• WHAT IS BEING ASKED:
Return each line of the listing that contains the string "code".

• INPUT ROWS:
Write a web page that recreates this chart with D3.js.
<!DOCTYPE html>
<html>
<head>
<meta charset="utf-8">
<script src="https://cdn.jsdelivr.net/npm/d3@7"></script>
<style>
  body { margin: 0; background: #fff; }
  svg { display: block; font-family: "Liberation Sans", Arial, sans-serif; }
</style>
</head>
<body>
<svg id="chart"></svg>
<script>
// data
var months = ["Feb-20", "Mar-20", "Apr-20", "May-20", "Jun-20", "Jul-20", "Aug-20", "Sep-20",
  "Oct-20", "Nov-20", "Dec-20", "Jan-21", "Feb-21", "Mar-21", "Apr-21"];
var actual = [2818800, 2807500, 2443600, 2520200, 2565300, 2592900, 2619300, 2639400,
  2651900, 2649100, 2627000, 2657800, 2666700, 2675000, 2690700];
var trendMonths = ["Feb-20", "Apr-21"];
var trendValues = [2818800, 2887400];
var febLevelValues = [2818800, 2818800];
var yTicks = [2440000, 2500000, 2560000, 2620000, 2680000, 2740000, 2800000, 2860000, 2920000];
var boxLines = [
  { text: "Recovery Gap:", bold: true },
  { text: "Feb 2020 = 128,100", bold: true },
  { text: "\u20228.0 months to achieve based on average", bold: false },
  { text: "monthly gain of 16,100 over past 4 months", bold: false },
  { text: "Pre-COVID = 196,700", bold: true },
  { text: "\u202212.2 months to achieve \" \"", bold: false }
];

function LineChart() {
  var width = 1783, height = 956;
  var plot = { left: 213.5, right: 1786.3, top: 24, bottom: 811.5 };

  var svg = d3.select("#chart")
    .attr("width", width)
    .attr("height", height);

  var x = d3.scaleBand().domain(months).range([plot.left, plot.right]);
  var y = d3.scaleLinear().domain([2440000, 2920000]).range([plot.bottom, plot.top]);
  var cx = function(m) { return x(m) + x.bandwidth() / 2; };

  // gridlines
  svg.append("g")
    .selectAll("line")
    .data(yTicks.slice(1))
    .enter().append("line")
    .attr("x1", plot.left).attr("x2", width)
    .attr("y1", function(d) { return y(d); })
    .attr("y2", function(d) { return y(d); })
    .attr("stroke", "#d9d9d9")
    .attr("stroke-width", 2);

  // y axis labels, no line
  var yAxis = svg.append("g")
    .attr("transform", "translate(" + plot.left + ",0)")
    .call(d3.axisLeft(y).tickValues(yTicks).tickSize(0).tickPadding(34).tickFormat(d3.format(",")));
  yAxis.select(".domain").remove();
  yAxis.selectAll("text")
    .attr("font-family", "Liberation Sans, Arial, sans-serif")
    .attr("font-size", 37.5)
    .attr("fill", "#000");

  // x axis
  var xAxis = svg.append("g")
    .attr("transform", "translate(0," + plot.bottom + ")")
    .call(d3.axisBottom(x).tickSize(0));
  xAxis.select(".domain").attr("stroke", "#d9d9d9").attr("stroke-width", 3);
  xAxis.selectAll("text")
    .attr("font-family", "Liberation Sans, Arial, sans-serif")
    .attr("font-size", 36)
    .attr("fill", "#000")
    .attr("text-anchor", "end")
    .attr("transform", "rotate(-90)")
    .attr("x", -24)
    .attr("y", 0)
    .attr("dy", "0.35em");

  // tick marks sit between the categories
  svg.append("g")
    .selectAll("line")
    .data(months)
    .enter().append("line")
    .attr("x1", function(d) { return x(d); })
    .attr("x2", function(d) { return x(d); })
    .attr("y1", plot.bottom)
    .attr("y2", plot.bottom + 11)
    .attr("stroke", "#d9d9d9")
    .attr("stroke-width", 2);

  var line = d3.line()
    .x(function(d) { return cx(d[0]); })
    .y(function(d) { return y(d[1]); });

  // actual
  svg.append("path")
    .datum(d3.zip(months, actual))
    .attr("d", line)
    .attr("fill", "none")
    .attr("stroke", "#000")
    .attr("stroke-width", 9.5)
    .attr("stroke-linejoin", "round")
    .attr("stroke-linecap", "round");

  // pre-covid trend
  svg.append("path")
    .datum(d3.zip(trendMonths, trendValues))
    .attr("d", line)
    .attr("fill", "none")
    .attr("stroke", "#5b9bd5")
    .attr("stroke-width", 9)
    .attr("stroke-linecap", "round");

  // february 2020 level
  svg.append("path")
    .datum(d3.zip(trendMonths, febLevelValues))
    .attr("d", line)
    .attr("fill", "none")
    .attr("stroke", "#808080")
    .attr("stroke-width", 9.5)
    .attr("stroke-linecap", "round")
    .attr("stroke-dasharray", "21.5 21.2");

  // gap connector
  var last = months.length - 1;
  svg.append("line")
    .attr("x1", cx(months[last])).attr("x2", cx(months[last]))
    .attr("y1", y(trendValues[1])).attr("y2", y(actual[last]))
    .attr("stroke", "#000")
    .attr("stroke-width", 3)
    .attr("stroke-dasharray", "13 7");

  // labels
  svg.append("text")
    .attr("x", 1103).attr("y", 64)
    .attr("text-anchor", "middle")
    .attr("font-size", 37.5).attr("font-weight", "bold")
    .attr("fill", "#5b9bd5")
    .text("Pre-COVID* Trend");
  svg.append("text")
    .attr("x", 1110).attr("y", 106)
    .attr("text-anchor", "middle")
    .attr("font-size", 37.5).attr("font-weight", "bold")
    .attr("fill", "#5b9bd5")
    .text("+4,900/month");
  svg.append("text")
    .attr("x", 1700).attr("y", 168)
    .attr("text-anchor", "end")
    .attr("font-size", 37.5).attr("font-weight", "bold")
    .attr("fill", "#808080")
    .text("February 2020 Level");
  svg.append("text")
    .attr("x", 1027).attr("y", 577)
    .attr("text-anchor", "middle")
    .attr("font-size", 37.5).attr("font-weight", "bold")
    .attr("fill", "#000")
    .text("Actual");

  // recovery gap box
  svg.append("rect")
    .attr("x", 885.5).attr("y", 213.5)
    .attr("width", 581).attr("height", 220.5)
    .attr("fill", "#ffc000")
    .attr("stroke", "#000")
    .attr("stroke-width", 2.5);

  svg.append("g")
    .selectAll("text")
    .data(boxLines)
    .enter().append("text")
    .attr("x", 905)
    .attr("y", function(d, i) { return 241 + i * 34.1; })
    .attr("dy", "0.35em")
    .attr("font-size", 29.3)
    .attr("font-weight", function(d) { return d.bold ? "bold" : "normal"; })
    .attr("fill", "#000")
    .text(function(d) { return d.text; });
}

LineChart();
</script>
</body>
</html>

* * *

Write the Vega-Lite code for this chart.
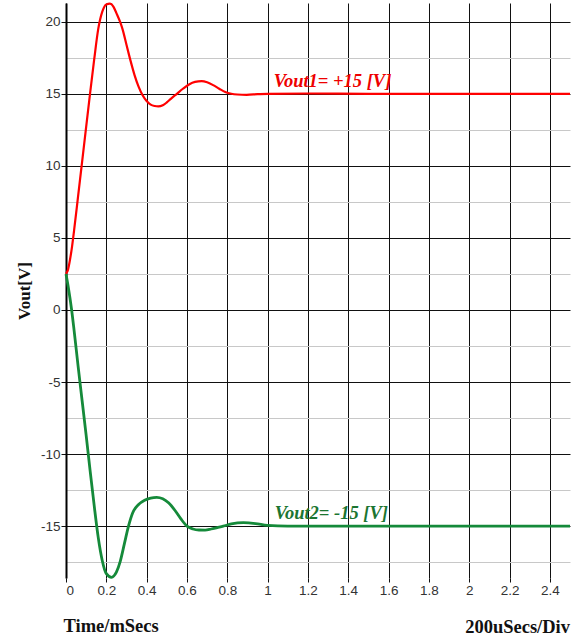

--

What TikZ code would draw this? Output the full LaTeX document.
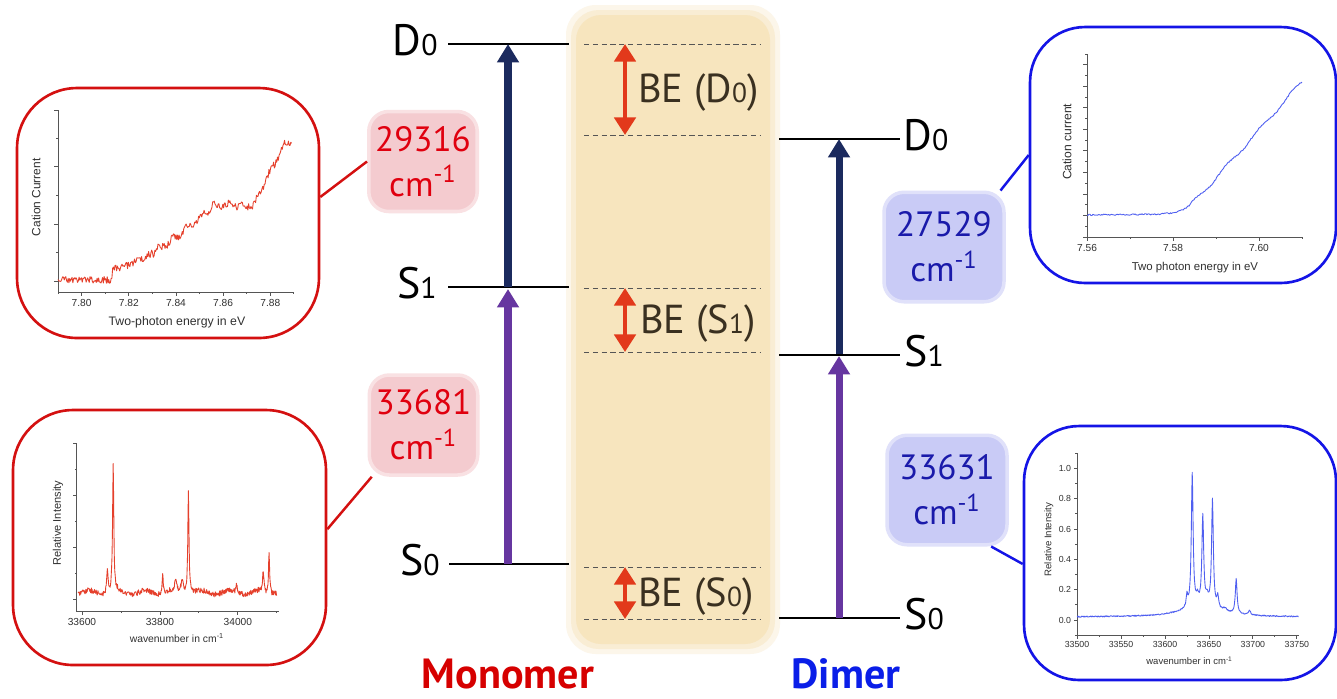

• RESPONSE TO THIS TASK:
Write the Vega-Lite code for this chart.
What TikZ code would draw this? Output the full LaTeX document.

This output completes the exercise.